Raffensperger dikenal berani menentang keinginan Trump.
"Jadi lihat. Yang ingin saya lakukan adalah ini. Saya hanya ingin mendapatkan 11.780 suara, satu lebih banyak dari yang kami miliki. Karena kita memenangkan negara," kata Trump saat menelepon Raffensperger.
"Tidak mungkin saya kehilangan Georgia. Tidak ada jalan. Kami memenangkan ratusan ribu suara," ujar presiden bersikeras.
Trump gagal memenangkan Georgia, negara bagian yang tidak pernah luput dari genggaman Republik.
Namun, untuk pertama kalinya sejak 1992, yakni pada Pemilu 2020 lalu, Georgia direbut Demokrat.
Hasil pemungutan dan perhitungan suarapun telah disertifikasi.
Baca juga: Trump Diminta Umumkan Status Darurat Setelah Bom Nashville Lumpuhkan Jaringan dan Sistem Kota
Baca juga: Pentagon Diam-diam Bahas Skenario Tindakan, Antisipasi Jika Trump Perkenalkan Darurat Militer
Upaya untuk menekan Partai Republik di negara bagian lain telah gagal, sebagaimana upaya hukum lainnya.
Kemenangan Joe Biden dan Kamala Harris akan diratifikasi oleh Kongres pada Rabu mendatang.
Kemudian, presiden terpilih dari Partai Demokrat ini akan dilantik sebagai Presiden AS ke 46 pada 20 Januari.
Rencana ini tetap berjalan walaupun ada 12 senator, sebagian besar dari Partai Republik yang keberatan.
Setelah itu, Trump harus keluar dari Gedung Putih dan pindah ke kediamannya pribadi.

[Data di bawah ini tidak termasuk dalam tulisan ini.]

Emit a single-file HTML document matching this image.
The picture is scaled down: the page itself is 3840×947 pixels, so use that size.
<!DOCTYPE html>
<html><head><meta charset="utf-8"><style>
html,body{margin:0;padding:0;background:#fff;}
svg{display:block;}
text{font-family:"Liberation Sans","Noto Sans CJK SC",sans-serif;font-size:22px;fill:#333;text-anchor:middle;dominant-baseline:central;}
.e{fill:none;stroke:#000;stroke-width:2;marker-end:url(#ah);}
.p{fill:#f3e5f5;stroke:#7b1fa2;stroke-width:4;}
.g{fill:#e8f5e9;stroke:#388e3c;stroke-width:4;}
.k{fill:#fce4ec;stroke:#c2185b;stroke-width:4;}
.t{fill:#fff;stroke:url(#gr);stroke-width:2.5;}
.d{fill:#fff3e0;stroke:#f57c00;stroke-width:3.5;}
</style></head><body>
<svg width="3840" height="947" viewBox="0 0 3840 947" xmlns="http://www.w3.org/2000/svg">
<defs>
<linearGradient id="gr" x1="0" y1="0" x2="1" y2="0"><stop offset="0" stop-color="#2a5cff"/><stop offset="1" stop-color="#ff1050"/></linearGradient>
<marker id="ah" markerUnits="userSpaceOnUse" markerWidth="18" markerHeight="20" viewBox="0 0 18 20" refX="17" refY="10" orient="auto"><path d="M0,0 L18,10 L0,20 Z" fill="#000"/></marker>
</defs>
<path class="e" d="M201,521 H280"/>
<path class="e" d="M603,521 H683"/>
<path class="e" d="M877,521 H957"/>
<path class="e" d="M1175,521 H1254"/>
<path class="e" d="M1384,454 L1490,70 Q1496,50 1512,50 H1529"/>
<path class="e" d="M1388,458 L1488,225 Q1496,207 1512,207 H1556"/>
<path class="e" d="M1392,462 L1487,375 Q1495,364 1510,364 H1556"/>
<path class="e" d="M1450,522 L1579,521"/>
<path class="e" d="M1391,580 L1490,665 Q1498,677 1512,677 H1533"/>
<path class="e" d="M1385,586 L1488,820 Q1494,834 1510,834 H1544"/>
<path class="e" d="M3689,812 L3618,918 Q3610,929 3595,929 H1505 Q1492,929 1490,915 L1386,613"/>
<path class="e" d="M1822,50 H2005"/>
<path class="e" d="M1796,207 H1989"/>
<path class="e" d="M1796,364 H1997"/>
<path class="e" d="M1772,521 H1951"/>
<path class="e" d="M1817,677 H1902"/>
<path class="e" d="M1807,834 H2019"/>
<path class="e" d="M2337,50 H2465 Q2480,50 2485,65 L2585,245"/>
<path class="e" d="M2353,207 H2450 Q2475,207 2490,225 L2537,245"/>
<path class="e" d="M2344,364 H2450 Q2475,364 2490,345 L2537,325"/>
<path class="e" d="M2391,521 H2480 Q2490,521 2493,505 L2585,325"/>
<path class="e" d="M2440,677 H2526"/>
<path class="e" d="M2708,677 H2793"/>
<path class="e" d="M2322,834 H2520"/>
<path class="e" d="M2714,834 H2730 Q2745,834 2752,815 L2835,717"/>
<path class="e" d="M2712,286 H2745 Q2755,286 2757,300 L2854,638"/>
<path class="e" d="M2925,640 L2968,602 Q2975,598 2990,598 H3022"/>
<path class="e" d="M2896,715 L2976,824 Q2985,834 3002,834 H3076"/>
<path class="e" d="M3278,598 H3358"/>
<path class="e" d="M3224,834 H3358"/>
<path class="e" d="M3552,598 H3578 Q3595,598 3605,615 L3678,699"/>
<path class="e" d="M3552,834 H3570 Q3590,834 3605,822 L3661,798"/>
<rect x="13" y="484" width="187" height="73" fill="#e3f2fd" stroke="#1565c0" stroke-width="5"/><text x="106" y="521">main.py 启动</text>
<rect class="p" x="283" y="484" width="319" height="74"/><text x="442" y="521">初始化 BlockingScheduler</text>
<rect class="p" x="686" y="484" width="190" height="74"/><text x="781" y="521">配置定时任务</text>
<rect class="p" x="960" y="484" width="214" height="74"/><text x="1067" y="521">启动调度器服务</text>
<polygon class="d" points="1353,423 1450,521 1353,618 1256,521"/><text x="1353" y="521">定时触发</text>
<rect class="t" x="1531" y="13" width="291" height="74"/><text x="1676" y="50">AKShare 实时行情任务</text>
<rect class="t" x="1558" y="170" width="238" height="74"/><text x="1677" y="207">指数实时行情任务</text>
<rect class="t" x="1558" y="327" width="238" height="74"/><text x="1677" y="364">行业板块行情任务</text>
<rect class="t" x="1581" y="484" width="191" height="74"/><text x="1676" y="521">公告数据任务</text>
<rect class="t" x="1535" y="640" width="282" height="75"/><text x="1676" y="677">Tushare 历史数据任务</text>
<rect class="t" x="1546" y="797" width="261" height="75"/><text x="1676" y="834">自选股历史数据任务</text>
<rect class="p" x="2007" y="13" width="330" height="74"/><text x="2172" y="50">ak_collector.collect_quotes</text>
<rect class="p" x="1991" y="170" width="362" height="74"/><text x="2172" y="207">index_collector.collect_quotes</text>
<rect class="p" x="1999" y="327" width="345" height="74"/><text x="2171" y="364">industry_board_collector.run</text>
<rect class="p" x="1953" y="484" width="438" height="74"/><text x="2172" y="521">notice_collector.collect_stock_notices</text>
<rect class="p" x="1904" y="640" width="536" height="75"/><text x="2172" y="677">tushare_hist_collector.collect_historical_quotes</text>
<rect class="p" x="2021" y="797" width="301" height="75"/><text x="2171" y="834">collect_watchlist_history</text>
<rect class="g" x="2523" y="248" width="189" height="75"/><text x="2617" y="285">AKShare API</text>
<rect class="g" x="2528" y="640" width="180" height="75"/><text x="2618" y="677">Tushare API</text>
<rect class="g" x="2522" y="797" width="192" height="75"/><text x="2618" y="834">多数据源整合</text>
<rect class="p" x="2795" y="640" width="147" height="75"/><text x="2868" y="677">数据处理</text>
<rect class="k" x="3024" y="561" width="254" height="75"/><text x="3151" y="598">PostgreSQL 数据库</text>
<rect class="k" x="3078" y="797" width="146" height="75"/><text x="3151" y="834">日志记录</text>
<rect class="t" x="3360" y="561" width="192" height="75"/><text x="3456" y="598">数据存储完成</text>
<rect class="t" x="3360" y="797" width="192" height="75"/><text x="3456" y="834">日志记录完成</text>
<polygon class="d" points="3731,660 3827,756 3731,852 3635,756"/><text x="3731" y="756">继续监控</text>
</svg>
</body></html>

Dalam email ke Guardian, profesor hukum Universitas Richmond, Carl Tobias, mengatakan Trump mungkin dalam bahaya hukum setelah Biden dilantik.
Direktur eksekutif Citizens for Responsibility and Ethics di Washington, Noah Bookbinder, malah menyarankan agar Trump dimakzulkan untuk kedua kalinya, kurang dari dua minggu sebelum dia keluar Gedung Putih.
"Presiden Amerika Serikat telah tertangkap dalam rekaman mencoba mencurangi pemilihan presiden," kata Bookbinder.
"Ini adalah titik terendah dalam sejarah Amerika dan perilaku yang tidak dapat disangkal lagi. Itu tak terbantahkan dan menghancurkan."
10 Mantan Menteri Pertahanan AS Nyatakan Pemilu Berakhir
Sebanyak 10 mantan menteri pertahanan AS menyatakan bahwa Pemilu AS 2020 telah berakhir dalam sebuah surat publik yang dirilis The Washington Post pada Minggu lalu.
Surat terbuka ini datang di tengah usaha Trump menyangkal kemenangan Biden.
Surat itu ditandatangani 10 mantan menteri pertahanan dan menjadi unjuk kekuatan terhadap upaya penyangkalan Trump terhadap hasil pemilu.
Sejak hari Pemilu, Trump mengklaim bahwa masa jabatan keduanya dicuri walaupun tuduhan itu tidak berdasar.
Bahkan puluhan hakim, gubernur, pejabat pemilu, Electoral College, Departemen Kehakiman, Departemen Keamanan Dalam Negeri, dan Mahkamah Agung AS telah menegaskah kekeliruan klaim Trump.
Namun, sebagian besar anggota Kongres Partai Republik berpihak pada Presiden.
Mereka berencana menolak kemenangan Biden selama penghitungan Electoral College pada Rabu.
Mantan menteri pertahanan, menulis bahwa transisi presiden adalah bagian penting dari transfer kekuasaan yang berhasil.
"Mereka sering terjadi pada saat ketidakpastian internasional tentang kebijakan dan postur keamanan nasional AS. Itu bisa menjadi momen ketika negara rentan terhadap tindakan musuh yang berusaha mengambil keuntungan dari situasi tersebut," bunyi surat itu dikutip dari CNN.